Paper is not going anywhere

(This post is a response to this Cyprus Blog Network Together!)

Eight years ago or so I had a major argument with my wife about the future of paper. I was an extremely excited Computer Science student back than, and my visions were very polarized. I saw only black and white. And when I looked at printed media and digital media I saw them as mutually exclusive. Of course, I was on the side of digital media. One of my most far taken statements was that all paper will disappear in the nearest future. And by nearest I meant next 10-15 years.

Shocking, isn’t it?

Well, at that time I was rarely seen far away from a computer. Real world meant little to me. And I didn’t have any understanding of office work outside of IT industry. I still don’t, by the way.

Needless to say, my wife was laughing at me. She still does, by the way.

But all these years weren’t in vein. I looked around, I talked to people, I learned. And here is what I came to realize: I was wrong. Paper isn’t going anywhere. At least not in the near future. And by near future I mean 20-30 years.

There are, of course, applications of paper that are being and will be migrated to digital media. Storage of vast amounts of data, with indexing and searching comes to mind (databases). Billing and invoicing (accounting). Reporting (management). Lots of communications (emails, blogs, forums, chats).

And there are also other applications of paper which paper suits perfectly well. Many people prefer paper books to any digital format. Quick note taking and sketching works best of all on paper.
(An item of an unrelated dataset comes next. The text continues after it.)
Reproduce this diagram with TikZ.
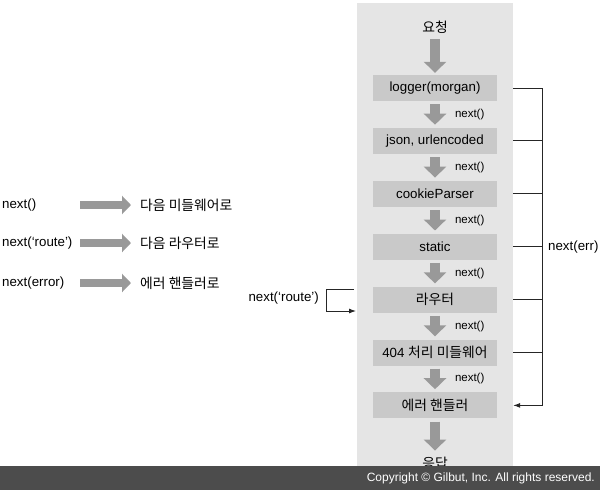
\documentclass[tikz,border=0pt]{standalone}
\usepackage{fontspec}
\setmainfont{Liberation Sans}
\newfontfamily\kr[Scale=1.04]{Noto Sans CJK KR}
\usetikzlibrary{arrows.meta, positioning}

\begin{document}
\begin{tikzpicture}[x=1pt, y=-1pt,
        node distance=26.5pt,
        panel/.style={rectangle, fill=black!10, minimum width=156pt, minimum height=463pt, inner sep=0pt},
        box/.style={rectangle, fill=black!21, minimum width=124pt, minimum height=26pt, inner sep=0pt, font=\fontsize{13.3}{15}\selectfont},
        txt/.style={inner sep=0pt, font=\fontsize{13.3}{15}\selectfont},
        small/.style={inner sep=0pt, font=\fontsize{11.5}{13}\selectfont},
        fat/.style={draw=black!40, line width=10pt, -{Triangle[width=22pt, length=11pt]}},
        legarrow/.style={draw=black!40, line width=8pt, -{Triangle[width=18pt, length=9pt]}},
        wire/.style={draw=black!85, line width=0.9pt},
        tip/.style={-{Latex[length=7pt, width=5pt]}}
    ]
        \useasboundingbox (0,0) rectangle (600,490);
        \node[panel] (panel) at (435,234.5) {};
        \node[box] (logger) at (435,88) {logger(morgan)};
        \node[box, below=of logger] (json) {json, urlencoded};
        \node[box, below=of json] (cookie) {cookieParser};
        \node[box, below=of cookie] (static) {static};
        \node[box, below=of static] (router) {{\kr 라우터}};
        \node[box, below=of router] (notfound) {404 {\kr 처리 미들웨어}};
        \node[box, below=of notfound] (handler) {{\kr 에러 핸들러}};
        \node[txt] (req) at (435,27) {\kr 요청};
        \node[txt] (resp) at (435,463) {\kr 응답};
        \draw[fat] ([yshift=-6pt]req.south) -- ([yshift=2pt]logger.north);
        \foreach \a/\b in {logger/json, json/cookie, cookie/static, static/router, router/notfound, notfound/handler}
            \draw[fat] ([yshift=-3pt]\a.south) -- node[small, right=15pt] {next()} ([yshift=3pt]\b.north);
        \draw[fat] ([yshift=-3pt]handler.south) -- ([yshift=6pt]resp.north);
        \coordinate (rail) at (542,0);
        \foreach \n in {logger, json, cookie, static, router, notfound}
            \draw[wire] (\n -| panel.east) -- (\n -| rail);
        \draw[wire, tip] (logger -| rail) -- (handler -| rail) -- (handler -| panel.east);
        \node[txt, anchor=west] (err) at ([xshift=6pt]static -| rail) {next(err)};
        \coordinate (loopx) at (326,0);
        \coordinate (rtop) at (354,289);
        \coordinate (rbot) at (356,311);
        \draw[wire, tip] (rtop) -- (rtop -| loopx) -- (rbot -| loopx) -- (rbot);
        \node[txt, anchor=east] (route) at (319,298) {next(‘route’)};
        \node[txt, anchor=west] (lg1) at (2,205) {next()};
        \node[txt, anchor=west] (lg2) at (2,243) {next(‘route’)};
        \node[txt, anchor=west] (lg3) at (2,283) {next(error)};
        \node[txt, anchor=west] (ds1) at (140,205) {\kr 다음 미들웨어로};
        \node[txt, anchor=west] (ds2) at (140,243) {\kr 다음 라우터로};
        \node[txt, anchor=west] (ds3) at (140,283) {\kr 에러 핸들러로};
        \coordinate (legx) at (80,0);
        \foreach \i in {1,2,3}
            \draw[legarrow] (lg\i -| legx) -- ([xshift=-9pt]ds\i.west);
        \fill[black!70] (0,466) rectangle (600,490);
        \node[small, white, anchor=east, font=\fontsize{12}{14}\selectfont] (copy) at (595,478) {Copyright © Gilbut, Inc. All rights reserved.};
    \end{tikzpicture}
\end{document}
Photography is yet another area – no matter how good the image looks in digital, some people would still prefer it printed out, framed, and hanged in the living room (yes, I know about digital photo frames).
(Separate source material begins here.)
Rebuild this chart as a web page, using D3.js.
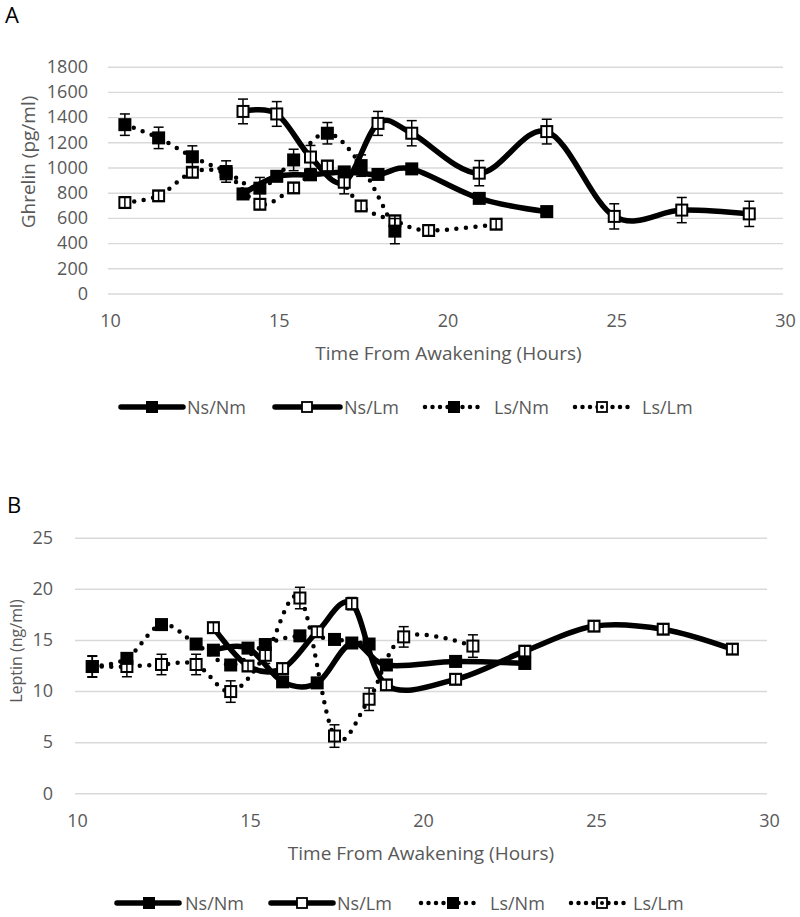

Coming back to my statement, as I said, I was wrong. I should have phrased it differently. Paper won’t disappear. And digital media will continue to evolve and improve too. But the two will co-exist for a long time. And they will be helping each other to improve too. Many applications have already been tried with both paper and digital – some were converted instantly, others remained and secured their positions. There is some healthy competition, but there is enough partnership for the whole thing to move into the right direction.

So, I was wrong. And I’m glad I was.

10 thoughts on “Paper is not going anywhere”

  1. ….(sitting….trying to imagine the world without TOILET PAPER…)….
    Any digital solutions? :)

  2. What I would really love to see is all the official paper mail replaced with e-mail. Well maybe not completely replaced but running in parallel. It looks like the only reason that prevents e-mail from wider adoption is the lack of centralised database of digital signatures.

  3. Uncle Vova,

    Good point. The WC is one of the lesser digitized areas. Tight spaces and high humidity have a lot to do with that. But that’s changing. More and more eyes are looking in that direction. I’ve read about some interesting breakthrough solutions for WC recently.

    The alternative for toilet paper has been invented and somewhat successfully implemented years ago – bidet.

    Another few I’ve read about but haven’t seen with my own eyes involved loads of electronics, and some robot arms with non-paper tissues.

    So, there is some progress towards that direction. :)

  4. Alexey,

    Slowly slowly we are getting there. European and American governments are pushing digital communications. They all started with simple web sites. Most of them moved to powerful online applications for tax reports, and all sorts of other form submissions. Web + email is a powerful combination that more and more people realize.

    It’s not happening as fast as we want it, but it is happening. :)

  5. Some artifacts, such as sketches by our kids or ourselves, would never keep all their features in digitial form. The beauty of perishable things that they are … perishable. Like we all are. After all, I don’t feel comfortable with a copy of something. I would prefer to have the real thing. With fingerprints, corrections, decoloured ink and all the blemishes wich make that piece of paper a direct link to your memory. Sometimes a symbolic link is not enought :)

  6. DimonF,

    Well, digital copies are perishable too. In a different sense though. It’s still possible to accidentally delete the copy, or get it destroyed by a hard disk crash or something like that. Point taken though.

    My personal experience is different though. For example, a few years ago I digitized (scanned, cropped, and processed) almost all paper photographs that Olga and I have in those numerous photo albums all around our place. It was just an experiment on will at that time, but it turned out to be way more useful.

    I rarely watch or show paper photographs which are in the photo albums. Either I forget that they are there, or don’t bother with digging through. Those images that were digitize are used much more. I often browse through those images, review them, remember, share them with other people online, talk about them, etc. These digitized images are an “active” memory, while those paper ones are a “passive” memory.

    Maybe that’s just me though…

  7. I mostly agree with you on printed photos. What I meant were mostly other things: drawings, notes e.t.c One day my daughter asked me to make a story tail in pictures. She was ill then. My skills in drawing are beyound any tolerance. So, I’ve put first few ideas on the paper, she laughted, corrected the lines.